The Sifra di-Tzeniuta (Book of Concealment) is a brief, deeply esoteric Zoharic composition that presents the most condensed account of the inner divine reality.

The Raya Mehemna (Faithful Shepherd) and the Tikkunei Zohar share a distinctive style and theology and are sometimes treated as a separate Zoharic stratum, possibly composed by a different author than the main body of the Zohar. Yehuda Liebes and Daniel Abrams have analyzed the textual evidence in detail.

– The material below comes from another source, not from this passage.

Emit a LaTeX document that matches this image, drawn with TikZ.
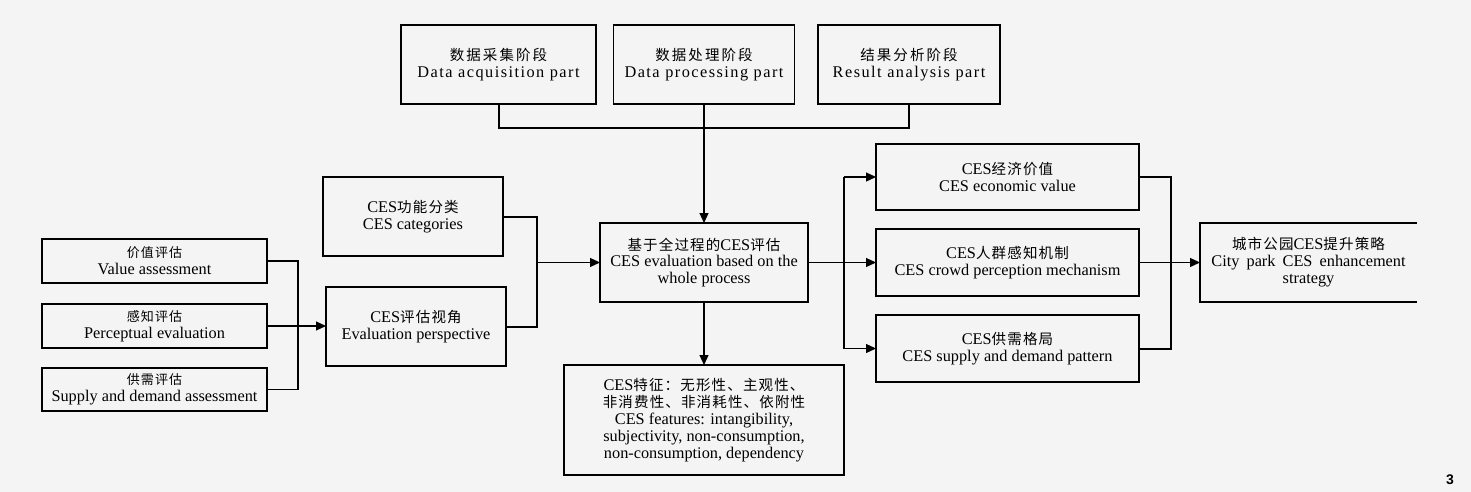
\documentclass[tikz,border=0pt]{standalone}
\usepackage{fontspec}
\setmainfont{Liberation Serif}
\newfontfamily\cjk{Noto Sans CJK SC}[LetterSpace=8]
\newfontfamily\cjkw{Noto Sans CJK SC}[LetterSpace=14]
\newfontfamily\spc{Liberation Serif}[LetterSpace=9]
\newfontfamily\lsans{Liberation Sans}
\usetikzlibrary{arrows.meta}
\definecolor{bg}{HTML}{F4F4F4}
\newcommand\zh[1]{{\cjk\fontsize{14.5}{16.7}\selectfont #1}}
\newcommand\zhw[1]{{\cjkw\fontsize{14.5}{16.7}\selectfont #1}}
\newcommand\zhs[1]{{\cjk\fontsize{13}{16.7}\selectfont #1}}
\begin{document}
\begin{tikzpicture}[x=1pt,y=-1pt,
  box/.style={draw, line width=1.4pt, inner sep=0pt, outer sep=0pt, align=center,
    font=\fontsize{16.3}{16.9}\selectfont},
  ln/.style={line width=1.2pt},
  br/.style={line width=2pt},
  arr/.style={-{Triangle[length=10pt,width=9pt]}}]
\useasboundingbox (0,0) rectangle (1471,492);
\fill[bg] (0,0) rectangle (1471,492);
% top row
\node[box, minimum width=195pt, minimum height=79pt] (acq) at (498.5,64.5)
  {\zhw{数据采集阶段}\\{\spc Data acquisition part}};
\node[box, minimum width=181pt, minimum height=79pt] (proc) at (704,64.5)
  {\zhw{数据处理阶段}\\{\spc Data processing part}};
\node[box, minimum width=182pt, minimum height=79pt] (res) at (909,64.5)
  {\zhw{结果分析阶段}\\{\spc Result analysis part}};
% left column
\node[box, minimum width=225pt, minimum height=44pt] (val) at (154.5,261)
  {\zhs{价值评估}\\Value assessment};
\node[box, minimum width=225pt, minimum height=44pt] (per) at (154.5,326)
  {\zhs{感知评估}\\Perceptual evaluation};
\node[box, minimum width=225pt, minimum height=43pt] (sup) at (154.5,389.5)
  {\zhs{供需评估}\\Supply and demand assessment};
% second column
\node[box, minimum width=180pt, minimum height=79pt] (cat) at (413,216.5)
  {CES\zh{功能分类}\\CES categories};
\node[box, minimum width=180pt, minimum height=79pt] (persp) at (416,326.5)
  {CES\zh{评估视角}\\Evaluation perspective};
% centre
\node[box, minimum width=208pt, minimum height=79pt] (center) at (704,262.5)
  {\zh{基于全过程的}CES\zh{评估}\\CES evaluation based on the\\whole process};
\node[box, minimum width=280pt, minimum height=110pt] (feat) at (704,420)
  {CES\zh{特征：无形性、主观性、}\\\zh{非消费性、非消耗性、依附性}\\CES features: intangibility,\\subjectivity, non-consumption,\\non-consumption, dependency};
% right column
\node[box, minimum width=263pt, minimum height=66pt] (econ) at (1007.5,177)
  {CES\zh{经济价值}\\CES economic value};
\node[box, minimum width=263pt, minimum height=67pt] (crowd) at (1007.5,262.5)
  {CES\zh{人群感知机制}\\CES crowd perception mechanism};
\node[box, minimum width=263pt, minimum height=67pt] (sd) at (1007.5,348.5)
  {CES\zh{供需格局}\\CES supply and demand pattern};
% strategy (open on the right)
\node[box, draw=none, minimum width=217pt, minimum height=79pt] (strat) at (1308.5,262.5)
  {\zh{城市公园}CES\zh{提升策略}\\City\hspace{3pt} park\hspace{3pt} CES\hspace{3pt} enhancement\\strategy};
\draw[line width=1.4pt] (strat.north east) -- (strat.north west) -- (strat.south west) -- (strat.south east);
% connectors
\draw[br] (acq.south) -- ++(0,24) -| (res.south);
\draw[ln,arr] (proc.south) -- (center.north);
\draw[ln] (val.east) -- ++(31,0) |- (sup.east);
\draw[ln,arr] (per.east) -- (per.east -| persp.west);
\draw[br] (cat.east) -- ++(34,0) |- (persp.east);
\coordinate (m1) at (537,262.5);
\draw[ln,arr] (m1) -- (center.west);
\draw[ln,arr] (center.south) -- (feat.north);
\draw[ln,arr] (center.east) -- (crowd.west);
\coordinate (rb) at (844,262.5);
\draw[ln] (econ.west -| rb) -- (sd.west -| rb);
\draw[ln,arr] (econ.west -| rb) -- (econ.west);
\draw[ln,arr] (sd.west -| rb) -- (sd.west);
\draw[br] (econ.east) -- ++(32,0) |- (sd.east);
\draw[ln,arr] (crowd.east) -- (strat.west);
\node[font=\lsans\bfseries\fontsize{14}{14}\selectfont] (fig) at (1450,480) {3};
\end{tikzpicture}
\end{document}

Several smaller Zoharic compositions, including the Heikhalot section (a Zoharic reworking of the Heikhalot tradition), the Sava de-Mishpatim (the Old Man of Mishpatim), and the Yenuka (the Wonder-Child), are embedded in the main Zohar at various points.

Controversies

The major scholarly controversies surrounding Shimon bar Yochai concern the authorship of the Zohar, the historical reliability of the cave narrative, and the relationship between the historical second-century sage and the literary figure projected back from the late thirteenth-century Castilian Kabbalists.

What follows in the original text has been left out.